未開示の証拠が重要
刑事裁判で検察官が証拠として裁判所に取調べを求める証拠は,実際に収集した証拠のごく一部です。
検察官が請求した請求証拠は,当然に弁護人に開示されますが,請求しない証拠は開示されません。
捜査機関が収集して開示されない証拠の中には,被告人に有利なものであったり,検察官が請求する証拠を吟味するために必要なものがあることが珍しくありません。
そこで弁護人は,検察官に対し,未開示の証拠の開示を求めることになります。
任意開示は不十分
公判前整理手続に付された事件では,この開示請求が権利として法律に規定されています。
このような証拠開示請求とそれに対する検察官の対応を取らずに,検察官が任意開示と称して,開示してくる場合があります。
しかし,この任意開示は,あくまで検察官が相当と判断したもののみを開示する運用であり,任意開示する証拠についてのルールや統一的運用はありません。
そのため,本当に欲しい証拠が漏れていたり,一部を開示しなかったりすることがあります。
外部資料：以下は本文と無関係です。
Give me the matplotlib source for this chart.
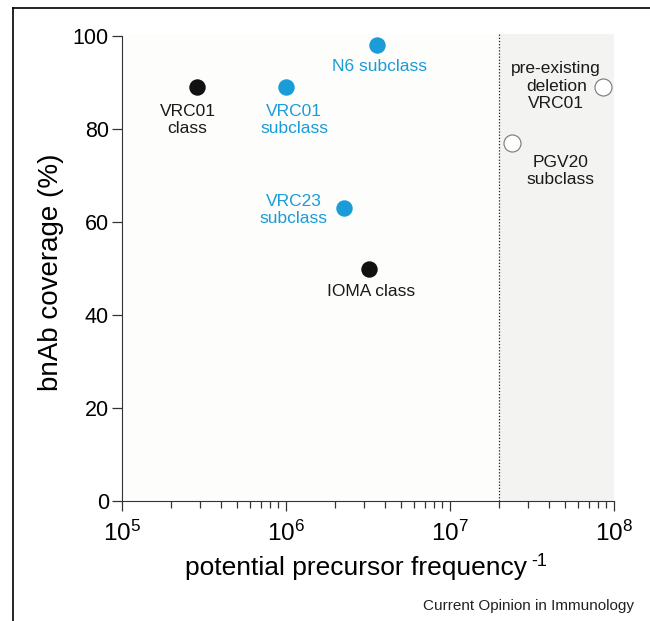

特に弁護人には,任意開示された証拠で必要なものが全部かどうかは判断出来ません。
従って,任意開示を仮に受けたとしてもきちんと証拠開示請求をしていかないとなりません。
また,検察官が証拠開示を拒んだときに,裁定請求という裁判所に紹介時の命令を求める請求ができますが,これも任意開示に対してはできません。